DESCRIPTION OF THE TASK:
Write out the listing exactly as it is given.
----
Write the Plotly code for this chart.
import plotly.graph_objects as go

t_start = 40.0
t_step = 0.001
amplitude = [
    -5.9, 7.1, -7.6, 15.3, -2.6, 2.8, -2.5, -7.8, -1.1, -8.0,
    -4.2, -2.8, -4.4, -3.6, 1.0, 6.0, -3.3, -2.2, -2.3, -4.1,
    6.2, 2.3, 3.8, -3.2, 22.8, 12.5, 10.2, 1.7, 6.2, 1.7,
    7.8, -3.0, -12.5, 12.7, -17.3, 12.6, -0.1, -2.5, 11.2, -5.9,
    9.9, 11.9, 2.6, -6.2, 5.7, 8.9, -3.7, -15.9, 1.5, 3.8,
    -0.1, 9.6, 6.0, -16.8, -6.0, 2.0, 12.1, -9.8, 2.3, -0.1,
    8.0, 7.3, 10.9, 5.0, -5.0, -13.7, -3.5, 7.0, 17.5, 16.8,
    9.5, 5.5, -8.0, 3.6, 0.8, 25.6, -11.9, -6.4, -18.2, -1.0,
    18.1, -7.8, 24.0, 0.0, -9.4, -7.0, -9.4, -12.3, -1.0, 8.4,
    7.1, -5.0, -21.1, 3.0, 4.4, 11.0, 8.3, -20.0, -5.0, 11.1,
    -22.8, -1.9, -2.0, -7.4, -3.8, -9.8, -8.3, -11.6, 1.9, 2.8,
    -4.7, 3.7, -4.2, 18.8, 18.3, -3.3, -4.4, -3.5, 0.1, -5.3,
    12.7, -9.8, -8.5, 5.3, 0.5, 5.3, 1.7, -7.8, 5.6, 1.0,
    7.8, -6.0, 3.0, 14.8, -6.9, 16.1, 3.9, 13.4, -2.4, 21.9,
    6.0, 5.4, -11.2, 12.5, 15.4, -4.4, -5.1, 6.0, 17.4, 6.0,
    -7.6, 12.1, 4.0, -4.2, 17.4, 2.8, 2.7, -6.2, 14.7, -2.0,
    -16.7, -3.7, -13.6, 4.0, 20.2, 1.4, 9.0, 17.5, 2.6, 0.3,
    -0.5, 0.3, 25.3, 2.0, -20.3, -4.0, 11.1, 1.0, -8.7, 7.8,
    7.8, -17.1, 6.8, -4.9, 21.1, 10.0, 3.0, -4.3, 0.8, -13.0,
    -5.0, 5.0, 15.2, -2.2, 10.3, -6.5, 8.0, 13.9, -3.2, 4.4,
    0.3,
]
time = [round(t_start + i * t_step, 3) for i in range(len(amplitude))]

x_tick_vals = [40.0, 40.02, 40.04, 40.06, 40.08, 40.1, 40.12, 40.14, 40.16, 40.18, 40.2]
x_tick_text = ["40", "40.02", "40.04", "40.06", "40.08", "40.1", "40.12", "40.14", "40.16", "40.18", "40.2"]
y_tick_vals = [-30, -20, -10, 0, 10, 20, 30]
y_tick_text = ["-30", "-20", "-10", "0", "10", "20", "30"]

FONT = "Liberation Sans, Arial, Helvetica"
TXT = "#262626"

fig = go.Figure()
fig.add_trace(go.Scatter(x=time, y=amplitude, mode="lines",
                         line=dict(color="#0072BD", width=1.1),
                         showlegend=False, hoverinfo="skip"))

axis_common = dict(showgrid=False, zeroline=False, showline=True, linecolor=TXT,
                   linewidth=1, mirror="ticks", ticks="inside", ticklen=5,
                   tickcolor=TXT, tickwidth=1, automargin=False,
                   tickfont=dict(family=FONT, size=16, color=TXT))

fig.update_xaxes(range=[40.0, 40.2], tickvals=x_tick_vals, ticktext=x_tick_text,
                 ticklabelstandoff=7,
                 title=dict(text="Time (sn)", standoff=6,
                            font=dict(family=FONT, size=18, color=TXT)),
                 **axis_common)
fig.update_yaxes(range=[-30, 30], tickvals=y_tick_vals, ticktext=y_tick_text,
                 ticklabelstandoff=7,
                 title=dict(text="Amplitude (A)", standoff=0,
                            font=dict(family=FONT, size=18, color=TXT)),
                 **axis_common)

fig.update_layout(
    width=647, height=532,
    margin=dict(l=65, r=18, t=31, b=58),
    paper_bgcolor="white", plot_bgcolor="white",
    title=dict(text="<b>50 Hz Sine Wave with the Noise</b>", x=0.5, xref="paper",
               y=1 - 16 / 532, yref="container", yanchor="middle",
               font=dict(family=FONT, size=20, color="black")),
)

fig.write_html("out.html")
----
ANSWER:
Write the Plotly code for this chart.
import plotly.graph_objects as go

t_start = 40.0
t_step = 0.001
amplitude = [
    -5.9, 7.1, -7.6, 15.3, -2.6, 2.8, -2.5, -7.8, -1.1, -8.0,
    -4.2, -2.8, -4.4, -3.6, 1.0, 6.0, -3.3, -2.2, -2.3, -4.1,
    6.2, 2.3, 3.8, -3.2, 22.8, 12.5, 10.2, 1.7, 6.2, 1.7,
    7.8, -3.0, -12.5, 12.7, -17.3, 12.6, -0.1, -2.5, 11.2, -5.9,
    9.9, 11.9, 2.6, -6.2, 5.7, 8.9, -3.7, -15.9, 1.5, 3.8,
    -0.1, 9.6, 6.0, -16.8, -6.0, 2.0, 12.1, -9.8, 2.3, -0.1,
    8.0, 7.3, 10.9, 5.0, -5.0, -13.7, -3.5, 7.0, 17.5, 16.8,
    9.5, 5.5, -8.0, 3.6, 0.8, 25.6, -11.9, -6.4, -18.2, -1.0,
    18.1, -7.8, 24.0, 0.0, -9.4, -7.0, -9.4, -12.3, -1.0, 8.4,
    7.1, -5.0, -21.1, 3.0, 4.4, 11.0, 8.3, -20.0, -5.0, 11.1,
    -22.8, -1.9, -2.0, -7.4, -3.8, -9.8, -8.3, -11.6, 1.9, 2.8,
    -4.7, 3.7, -4.2, 18.8, 18.3, -3.3, -4.4, -3.5, 0.1, -5.3,
    12.7, -9.8, -8.5, 5.3, 0.5, 5.3, 1.7, -7.8, 5.6, 1.0,
    7.8, -6.0, 3.0, 14.8, -6.9, 16.1, 3.9, 13.4, -2.4, 21.9,
    6.0, 5.4, -11.2, 12.5, 15.4, -4.4, -5.1, 6.0, 17.4, 6.0,
    -7.6, 12.1, 4.0, -4.2, 17.4, 2.8, 2.7, -6.2, 14.7, -2.0,
    -16.7, -3.7, -13.6, 4.0, 20.2, 1.4, 9.0, 17.5, 2.6, 0.3,
    -0.5, 0.3, 25.3, 2.0, -20.3, -4.0, 11.1, 1.0, -8.7, 7.8,
    7.8, -17.1, 6.8, -4.9, 21.1, 10.0, 3.0, -4.3, 0.8, -13.0,
    -5.0, 5.0, 15.2, -2.2, 10.3, -6.5, 8.0, 13.9, -3.2, 4.4,
    0.3,
]
time = [round(t_start + i * t_step, 3) for i in range(len(amplitude))]

x_tick_vals = [40.0, 40.02, 40.04, 40.06, 40.08, 40.1, 40.12, 40.14, 40.16, 40.18, 40.2]
x_tick_text = ["40", "40.02", "40.04", "40.06", "40.08", "40.1", "40.12", "40.14", "40.16", "40.18", "40.2"]
y_tick_vals = [-30, -20, -10, 0, 10, 20, 30]
y_tick_text = ["-30", "-20", "-10", "0", "10", "20", "30"]

FONT = "Liberation Sans, Arial, Helvetica"
TXT = "#262626"

fig = go.Figure()
fig.add_trace(go.Scatter(x=time, y=amplitude, mode="lines",
                         line=dict(color="#0072BD", width=1.1),
                         showlegend=False, hoverinfo="skip"))

axis_common = dict(showgrid=False, zeroline=False, showline=True, linecolor=TXT,
                   linewidth=1, mirror="ticks", ticks="inside", ticklen=5,
                   tickcolor=TXT, tickwidth=1, automargin=False,
                   tickfont=dict(family=FONT, size=16, color=TXT))

fig.update_xaxes(range=[40.0, 40.2], tickvals=x_tick_vals, ticktext=x_tick_text,
                 ticklabelstandoff=7,
                 title=dict(text="Time (sn)", standoff=6,
                            font=dict(family=FONT, size=18, color=TXT)),
                 **axis_common)
fig.update_yaxes(range=[-30, 30], tickvals=y_tick_vals, ticktext=y_tick_text,
                 ticklabelstandoff=7,
                 title=dict(text="Amplitude (A)", standoff=0,
                            font=dict(family=FONT, size=18, color=TXT)),
                 **axis_common)

fig.update_layout(
    width=647, height=532,
    margin=dict(l=65, r=18, t=31, b=58),
    paper_bgcolor="white", plot_bgcolor="white",
    title=dict(text="<b>50 Hz Sine Wave with the Noise</b>", x=0.5, xref="paper",
               y=1 - 16 / 532, yref="container", yanchor="middle",
               font=dict(family=FONT, size=20, color="black")),
)

fig.write_html("out.html")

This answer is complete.